What is needed: Start at the line containing "Write the React, TypeScript", stop at the line containing "(R as any).usePlotArea", and please reproduce every line in between, both ends included, without pictures.

Stored rows:
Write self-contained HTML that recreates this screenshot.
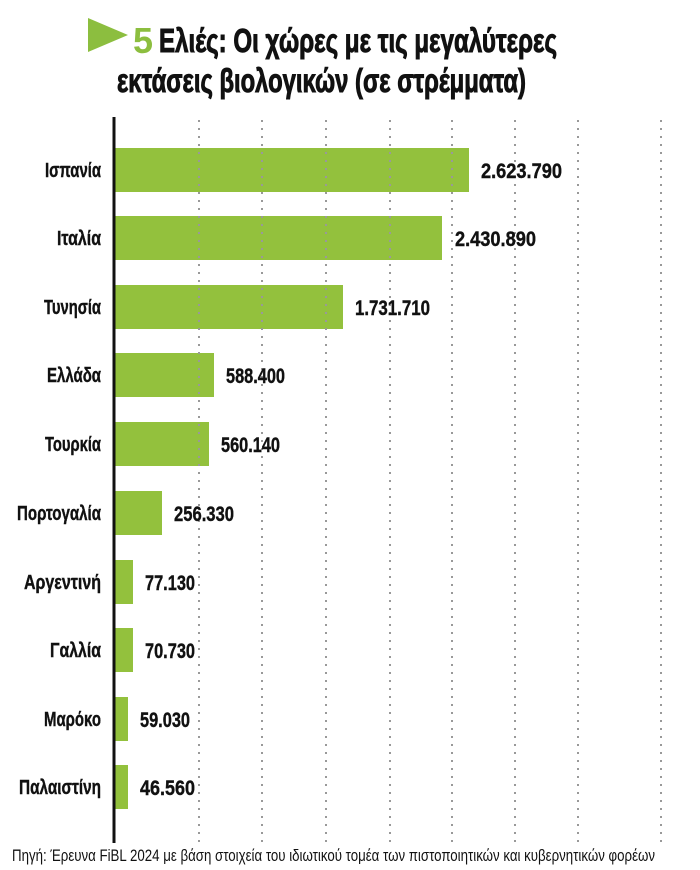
<!DOCTYPE html>
<html><head><meta charset="utf-8"><style>
html,body{margin:0;padding:0;background:#fff;}
svg{display:block;}
text{font-family:"Liberation Sans","DejaVu Sans",sans-serif;font-weight:bold;fill:#111;}
</style></head><body>
<svg width="700" height="870" viewBox="0 0 700 870" xmlns="http://www.w3.org/2000/svg">
<polygon points="88,18 128,35 88,52" fill="#8cbe3f"/>
<text x="133" y="53" font-size="36" style="fill:#8cbe3f" textLength="20" lengthAdjust="spacingAndGlyphs">5</text>
<g stroke="#111" stroke-width="1">
<text x="159" y="52" font-size="33" textLength="398" lengthAdjust="spacingAndGlyphs">Ελιές: Οι χώρες με τις μεγαλύτερες</text>
<text x="117" y="92" font-size="33" textLength="409" lengthAdjust="spacingAndGlyphs">εκτάσεις βιολογικών (σε στρέμματα)</text>
</g>
<g fill="#93c13d">
<rect x="115" y="148" width="354" height="44"/>
<rect x="115" y="216" width="327" height="44"/>
<rect x="115" y="285" width="228" height="44"/>
<rect x="115" y="353" width="99" height="44"/>
<rect x="115" y="422" width="94" height="44"/>
<rect x="115" y="491" width="47" height="44"/>
<rect x="115" y="560" width="18" height="44"/>
<rect x="115" y="628" width="18" height="44"/>
<rect x="115" y="697" width="13" height="44"/>
<rect x="115" y="765" width="13" height="44"/>
</g>
<g stroke="#999" stroke-width="2" stroke-dasharray="2,6">
<line x1="199" y1="120" x2="199" y2="845"/>
<line x1="262" y1="120" x2="262" y2="845"/>
<line x1="326" y1="120" x2="326" y2="845"/>
<line x1="390" y1="120" x2="390" y2="845"/>
<line x1="452" y1="120" x2="452" y2="845"/>
<line x1="515" y1="120" x2="515" y2="845"/>
<line x1="578" y1="120" x2="578" y2="845"/>
<line x1="661" y1="120" x2="661" y2="845"/>
</g>
<line x1="114" y1="117" x2="114" y2="843" stroke="#111" stroke-width="3"/>
<g font-size="20" text-anchor="end" stroke="#111" stroke-width="0.4">
<text x="101" y="177" textLength="56" lengthAdjust="spacingAndGlyphs">Ισπανία</text>
<text x="101" y="245" textLength="44" lengthAdjust="spacingAndGlyphs">Ιταλία</text>
<text x="101" y="314" textLength="57" lengthAdjust="spacingAndGlyphs">Τυνησία</text>
<text x="101" y="382" textLength="54" lengthAdjust="spacingAndGlyphs">Ελλάδα</text>
<text x="101" y="451" textLength="56" lengthAdjust="spacingAndGlyphs">Τουρκία</text>
<text x="101" y="520" textLength="84" lengthAdjust="spacingAndGlyphs">Πορτογαλία</text>
<text x="101" y="589" textLength="77" lengthAdjust="spacingAndGlyphs">Αργεντινή</text>
<text x="101" y="657" textLength="51" lengthAdjust="spacingAndGlyphs">Γαλλία</text>
<text x="101" y="726" textLength="57" lengthAdjust="spacingAndGlyphs">Μαρόκο</text>
<text x="101" y="794" textLength="82" lengthAdjust="spacingAndGlyphs">Παλαιστίνη</text>
</g>
<g font-size="21" stroke="#111" stroke-width="0.4">
<text x="481" y="178" textLength="81" lengthAdjust="spacingAndGlyphs">2.623.790</text>
<text x="455" y="246" textLength="81" lengthAdjust="spacingAndGlyphs">2.430.890</text>
<text x="355" y="315" textLength="75" lengthAdjust="spacingAndGlyphs">1.731.710</text>
<text x="226" y="383" textLength="59" lengthAdjust="spacingAndGlyphs">588.400</text>
<text x="221" y="452" textLength="59" lengthAdjust="spacingAndGlyphs">560.140</text>
<text x="174" y="521" textLength="60" lengthAdjust="spacingAndGlyphs">256.330</text>
<text x="145" y="590" textLength="50" lengthAdjust="spacingAndGlyphs">77.130</text>
<text x="145" y="658" textLength="50" lengthAdjust="spacingAndGlyphs">70.730</text>
<text x="140" y="727" textLength="50" lengthAdjust="spacingAndGlyphs">59.030</text>
<text x="140" y="795" textLength="55" lengthAdjust="spacingAndGlyphs">46.560</text>
</g>
<text x="12" y="861" font-size="17" style="font-weight:normal" textLength="643" lengthAdjust="spacingAndGlyphs">Πηγή: Έρευνα FiBL 2024 με βάση στοιχεία του ιδιωτικού τομέα των πιστοποιητικών και κυβερνητικών φορέων</text>
</svg>
</body></html>
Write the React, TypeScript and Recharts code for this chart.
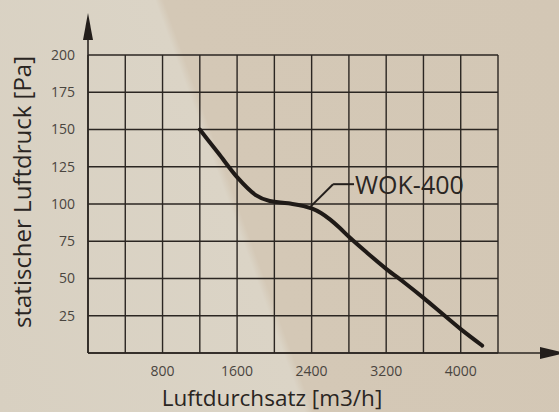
import React from 'react';
import * as R from 'recharts';
import {
  ComposedChart,
  Line,
  XAxis,
  YAxis,
  CartesianGrid,
  ReferenceLine,
  ReferenceDot,
} from 'recharts';

// ---- data ----
const flowValues = [1200, 1400, 1600, 1800, 1950, 2150, 2400, 2500, 2600, 2700, 2800, 3000, 3200, 3400, 3600, 3800, 4000, 4230];
const pressureValues = [150, 134, 118, 106, 102, 100.5, 97, 94, 89.5, 84, 78, 67, 56.5, 47, 37, 26.5, 16, 5];
const xTicks = [0, 400, 800, 1200, 1600, 2000, 2400, 2800, 3200, 3600, 4000, 4400];
const xTickLabels = [800, 1600, 2400, 3200, 4000];
const yTicks = [0, 25, 50, 75, 100, 125, 150, 175, 200];
const yTickLabels = [25, 50, 75, 100, 125, 150, 175, 200];
const seriesName = 'WOK-400';
const leaderFlow = [2383, 2630, 2855];
const leaderPressure = [97.9, 113.3, 113.3];
const xAxisTitle = 'Luftdurchsatz [m3/h]';
const yAxisTitle = 'statischer Luftdruck [Pa]';

const curve = flowValues.map((f, i) => ({ flow: f, pressure: pressureValues[i] }));

const W = 559;
const H = 412;
const MARGIN = { top: 55, right: 61, bottom: 0, left: 0 };
const Y_AXIS_W = 88;
const X_AXIS_H = 59;
const INK = '#2b2622';
const FONT = '"Open Sans", "DejaVu Sans", sans-serif';

const usePlotAreaHook: () => any =
  (R as any).usePlotArea || (R as any).useOffset || (() => null);

function AxisArrows() {
  const area = usePlotAreaHook();
  const x = area && area.x != null ? area.x : MARGIN.left + Y_AXIS_W;
  const y = area && area.y != null ? area.y : MARGIN.top;
  const width = area && area.width != null ? area.width : W - MARGIN.left - MARGIN.right - Y_AXIS_W;
  const height = area && area.height != null ? area.height : H - MARGIN.top - MARGIN.bottom - X_AXIS_H;
  const bottom = y + height;
  const right = x + width;
  return (
    <g>
      <line x1={x} y1={bottom} x2={x} y2={y - 30} stroke={INK} strokeWidth={1.6} />
      <polygon points={`${x},${y - 42} ${x + 5},${y - 15} ${x - 5},${y - 15}`} fill="#231e1b" />
      <line x1={x} y1={bottom} x2={right + 46} y2={bottom} stroke={INK} strokeWidth={1.6} />
      <polygon points={`${right + 42},${bottom - 6} ${right + 68},${bottom} ${right + 42},${bottom + 6}`} fill="#231e1b" />
    </g>
  );
}

export default function App() {
  return (
    <div
      style={{
        position: 'absolute',
        left: 0,
        top: 0,
        width: W,
        height: H,
        background:
          'linear-gradient(70deg, #d8d0c1 0%, #dbd4c6 43%, #d4c8b6 44.2%, #d3c7b5 100%)',
        fontFamily: FONT,
      }}
    >
      <ComposedChart width={W} height={H} margin={MARGIN}>
        <CartesianGrid stroke={INK} strokeWidth={1.4} strokeOpacity={1} />
        <XAxis
          type="number"
          dataKey="flow"
          domain={[0, 4400]}
          ticks={xTicks}
          interval={0}
          height={X_AXIS_H}
          axisLine={false}
          tickLine={false}
          tickSize={0}
          tickMargin={13}
          tick={{ fill: '#4a453f', fontSize: 14, fontFamily: FONT }}
          tickFormatter={(v: number) => (xTickLabels.includes(v) ? String(v) : '')}
          label={{
            content: ({ viewBox }: any) => (
              <text
                x={viewBox.x + viewBox.width / 2 - 21}
                y={viewBox.y + viewBox.height - 6.5}
                textAnchor="middle"
                fill="#2a2522"
                fontSize={22.5}
                fontFamily={FONT}
              >
                {xAxisTitle}
              </text>
            ),
          }}
        />
        <YAxis
          type="number"
          domain={[0, 200]}
          ticks={yTicks}
          interval={0}
          width={Y_AXIS_W}
          axisLine={false}
          tickLine={false}
          tickSize={0}
          tickMargin={13}
          tick={{ fill: '#4a453f', fontSize: 14, fontFamily: FONT }}
          tickFormatter={(v: number) => (yTickLabels.includes(v) ? String(v) : '')}
          label={{
            content: ({ viewBox }: any) => {
              const cx = viewBox.x + 31;
              const cy = viewBox.y + viewBox.height / 2 - 12;
              return (
                <text
                  x={cx}
                  y={cy}
                  transform={`rotate(-90 ${cx} ${cy})`}
                  textAnchor="middle"
                  fill="#2a2522"
                  fontSize={24}
                  fontFamily={FONT}
                >
                  {yAxisTitle}
                </text>
              );
            },
          }}
        />
        <Line
          data={curve}
          dataKey="pressure"
          type="monotone"
          stroke="#1f1a17"
          strokeWidth={4}
          dot={false}
          activeDot={false}
          isAnimationActive={false}
          strokeLinecap="round"
        />
        <ReferenceLine
          segment={[
            { x: leaderFlow[0], y: leaderPressure[0] },
            { x: leaderFlow[1], y: leaderPressure[1] },
          ]}
          stroke="#231e1b"
          strokeWidth={2}
        />
        <ReferenceLine
          segment={[
            { x: leaderFlow[1], y: leaderPressure[1] },
            { x: leaderFlow[2], y: leaderPressure[2] },
          ]}
          stroke="#231e1b"
          strokeWidth={2}
        />
        <ReferenceDot
          x={leaderFlow[2]}
          y={leaderPressure[2]}
          r={0}
          fill="none"
          stroke="none"
          label={{
            content: ({ viewBox }: any) => (
              <text
                x={viewBox.x + 1}
                y={viewBox.y + viewBox.height / 2 + 10}
                textAnchor="start"
                fill="#2a2522"
                fontSize={25}
                fontFamily={FONT}
              >
                {seriesName}
              </text>
            ),
          }}
        />
        <AxisArrows />
      </ComposedChart>
    </div>
  );
}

Reply to the task:
Write the React, TypeScript and Recharts code for this chart.
import React from 'react';
import * as R from 'recharts';
import {
  ComposedChart,
  Line,
  XAxis,
  YAxis,
  CartesianGrid,
  ReferenceLine,
  ReferenceDot,
} from 'recharts';

// ---- data ----
const flowValues = [1200, 1400, 1600, 1800, 1950, 2150, 2400, 2500, 2600, 2700, 2800, 3000, 3200, 3400, 3600, 3800, 4000, 4230];
const pressureValues = [150, 134, 118, 106, 102, 100.5, 97, 94, 89.5, 84, 78, 67, 56.5, 47, 37, 26.5, 16, 5];
const xTicks = [0, 400, 800, 1200, 1600, 2000, 2400, 2800, 3200, 3600, 4000, 4400];
const xTickLabels = [800, 1600, 2400, 3200, 4000];
const yTicks = [0, 25, 50, 75, 100, 125, 150, 175, 200];
const yTickLabels = [25, 50, 75, 100, 125, 150, 175, 200];
const seriesName = 'WOK-400';
const leaderFlow = [2383, 2630, 2855];
const leaderPressure = [97.9, 113.3, 113.3];
const xAxisTitle = 'Luftdurchsatz [m3/h]';
const yAxisTitle = 'statischer Luftdruck [Pa]';

const curve = flowValues.map((f, i) => ({ flow: f, pressure: pressureValues[i] }));

const W = 559;
const H = 412;
const MARGIN = { top: 55, right: 61, bottom: 0, left: 0 };
const Y_AXIS_W = 88;
const X_AXIS_H = 59;
const INK = '#2b2622';
const FONT = '"Open Sans", "DejaVu Sans", sans-serif';

const usePlotAreaHook: () => any =
  (R as any).usePlotArea || (R as any).useOffset || (() => null);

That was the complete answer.